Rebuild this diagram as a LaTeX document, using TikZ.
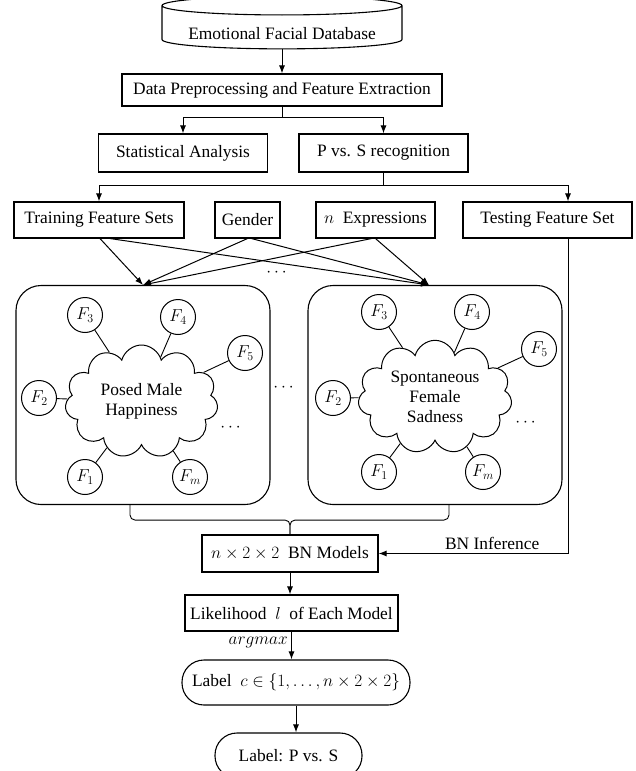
\documentclass[tikz,border=0pt]{standalone}
\usepackage{fontspec}
\setmainfont{Liberation Serif}
\usepackage{amsmath}
\usetikzlibrary{positioning,arrows.meta,calc,shapes}

\begin{document}
\begin{tikzpicture}[x=1pt, y=-1pt,
    every node/.style={font=\fontsize{17.4}{20}\selectfont, align=center},
    box/.style={draw, line width=1.1pt, inner sep=0pt},
    model/.style={draw, line width=1.1pt, rounded corners=25pt, minimum width=254pt, minimum height=219pt},
    feat/.style={draw, circle, line width=1pt, minimum size=35pt, inner sep=0pt},
    blob/.style={draw, cloud, cloud puffs=11, aspect=1.4, line width=1pt, inner sep=0pt},
    term/.style={draw, line width=1.1pt, rounded corners=22pt, minimum height=45pt, inner sep=0pt},
    arrow/.style={-{Latex[length=8pt,width=6pt]}, line width=1pt},
    link/.style={line width=0.9pt}
]
\useasboundingbox (0,0) rectangle (636,771);

% Top of the pipeline
\node[draw, cylinder, shape border rotate=90, aspect=0.1, line width=1.1pt, inner sep=0pt, minimum width=240pt, minimum height=45pt, text height=24pt, text depth=0pt] (db) at (282,27.5) {Emotional Facial Database};
\node[box, minimum width=320pt, minimum height=32pt] (prep) at (282,90) {Data Preprocessing and Feature Extraction};
\node[box, minimum width=169pt, minimum height=38pt] (stat) at (183,153) {Statistical Analysis};
\node[box, minimum width=169pt, minimum height=38pt] (pvs) at (383.5,153) {P vs. S recognition};

\draw[arrow] (db.south) -- (prep.north);
\coordinate (split1) at ($(prep.south)+(0,11)$);
\draw[link] (prep.south) -- (split1);
\draw[arrow] (split1) -| (stat.north);
\draw[arrow] (split1) -| (pvs.north);

% Feature sets
\node[box, minimum width=170pt, minimum height=36pt] (train) at (99,220) {Training Feature Sets};
\node[box, minimum width=65pt, minimum height=36pt] (gender) at (247.5,220) {Gender};
\node[box, minimum width=119pt, minimum height=36pt] (expr) at (375.5,220) {$n$\ \ Expressions};
\node[box, minimum width=169pt, minimum height=36pt] (test) at (547.5,220) {Testing Feature Set};

\coordinate (tx) at (568,0);
\coordinate (split2) at ($(pvs.south)+(0,13)$);
\draw[link] (pvs.south) -- (split2);
\draw[arrow] (split2) -| (train.north);
\draw[arrow] (split2) -| (tx |- test.north);

% BN models
\node[model] (mL) at (143,395) {};
\node[model] (mR) at (435,395) {};

\draw[arrow] ([xshift=1pt]train.south) -- (mL.north);
\draw[arrow] ([xshift=11pt]train.south) -- ([xshift=-6pt]mR.north);
\draw[arrow] (gender.south) -- (mL.north);
\draw[arrow] ([xshift=4pt]gender.south) -- ([xshift=-6pt]mR.north);
\draw[arrow] ([xshift=-4pt]expr.south) -- (mL.north);
\draw[arrow] (expr.south) -- ([xshift=-6pt]mR.north);

\node[blob, minimum width=153pt, minimum height=113pt] (cL) at (141.5,401.5) {Posed Male\\Happiness};
\node[feat] (fL3) at (85,315) {$F_3$};
\node[feat] (fL4) at (178,317) {$F_4$};
\node[feat] (fL5) at (245,353) {$F_5$};
\node[feat] (fL2) at (39,398) {$F_2$};
\node[feat] (fL1) at (85,477) {$F_1$};
\node[feat] (fLm) at (190,477) {$F_m$};

\node[blob, minimum width=154pt, minimum height=110pt] (cR) at (435,397) {Spontaneous\\Female\\Sadness};
\node[feat] (fR3) at (379,312) {$F_3$};
\node[feat] (fR4) at (472,312) {$F_4$};
\node[feat] (fR5) at (539,349) {$F_5$};
\node[feat] (fR2) at (333,398) {$F_2$};
\node[feat] (fR1) at (379,472) {$F_1$};
\node[feat] (fRm) at (483,472) {$F_m$};

\foreach \i in {1,2,3,4,5,m} {
    \draw[link] (fL\i) -- (cL);
    \draw[link] (fR\i) -- (cR);
}

\node (dtop) at (278,273) {$\cdots$};
\node (dmid) at (285,388) {$\cdots$};
\node (dL) at (232,428) {$\cdots$};
\node (dR) at (527,423) {$\cdots$};

% Merge and inference
\node[box, minimum width=176pt, minimum height=37pt] (bn) at (290,553.5) {$n\times2\times2$\ \ BN Models};
\coordinate (bl) at ([xshift=-13pt]mL.south);
\coordinate (br) at ([xshift=14pt]mR.south);
\draw[link, rounded corners=5pt] (bl) -- ++(0,15) -| (bn.north);
\draw[link, rounded corners=5pt] (br) -- ++(0,15) -| (bn.north);
\draw[arrow] (tx |- test.south) |- node[pos=0.7, above] {BN Inference} (bn.east);

\node[box, minimum width=213pt, minimum height=36pt] (lik) at (291.5,613) {Likelihood\ \ $l$\ \ of Each Model};
\draw[arrow] (bn.south) -- (bn.south |- lik.north);

\node[term, minimum width=228pt] (lblc) at (296,682.5) {Label\ \ $c\in\{1,\ldots,n\times2\times2\}$};
\draw[arrow] (lik.south) -- node[left, pos=0.4] {$argmax$} (lik.south |- lblc.north);

\node[term, minimum width=147pt] (lblp) at (288.5,755.5) {Label: P vs. S};
\draw[arrow] (lblc.south) -- (lblc.south |- lblp.north);

\end{tikzpicture}
\end{document}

SHORT EXERCISE: Begin at the first line of the data above and repeat each line exactly, stopping after the line containing "minimum height=38pt] (pvs)". Omit the pictures.

SOLUTION TO THIS PROBLEM:
Rebuild this diagram as a LaTeX document, using TikZ.
\documentclass[tikz,border=0pt]{standalone}
\usepackage{fontspec}
\setmainfont{Liberation Serif}
\usepackage{amsmath}
\usetikzlibrary{positioning,arrows.meta,calc,shapes}

\begin{document}
\begin{tikzpicture}[x=1pt, y=-1pt,
    every node/.style={font=\fontsize{17.4}{20}\selectfont, align=center},
    box/.style={draw, line width=1.1pt, inner sep=0pt},
    model/.style={draw, line width=1.1pt, rounded corners=25pt, minimum width=254pt, minimum height=219pt},
    feat/.style={draw, circle, line width=1pt, minimum size=35pt, inner sep=0pt},
    blob/.style={draw, cloud, cloud puffs=11, aspect=1.4, line width=1pt, inner sep=0pt},
    term/.style={draw, line width=1.1pt, rounded corners=22pt, minimum height=45pt, inner sep=0pt},
    arrow/.style={-{Latex[length=8pt,width=6pt]}, line width=1pt},
    link/.style={line width=0.9pt}
]
\useasboundingbox (0,0) rectangle (636,771);

% Top of the pipeline
\node[draw, cylinder, shape border rotate=90, aspect=0.1, line width=1.1pt, inner sep=0pt, minimum width=240pt, minimum height=45pt, text height=24pt, text depth=0pt] (db) at (282,27.5) {Emotional Facial Database};
\node[box, minimum width=320pt, minimum height=32pt] (prep) at (282,90) {Data Preprocessing and Feature Extraction};
\node[box, minimum width=169pt, minimum height=38pt] (stat) at (183,153) {Statistical Analysis};
\node[box, minimum width=169pt, minimum height=38pt] (pvs) at (383.5,153) {P vs. S recognition};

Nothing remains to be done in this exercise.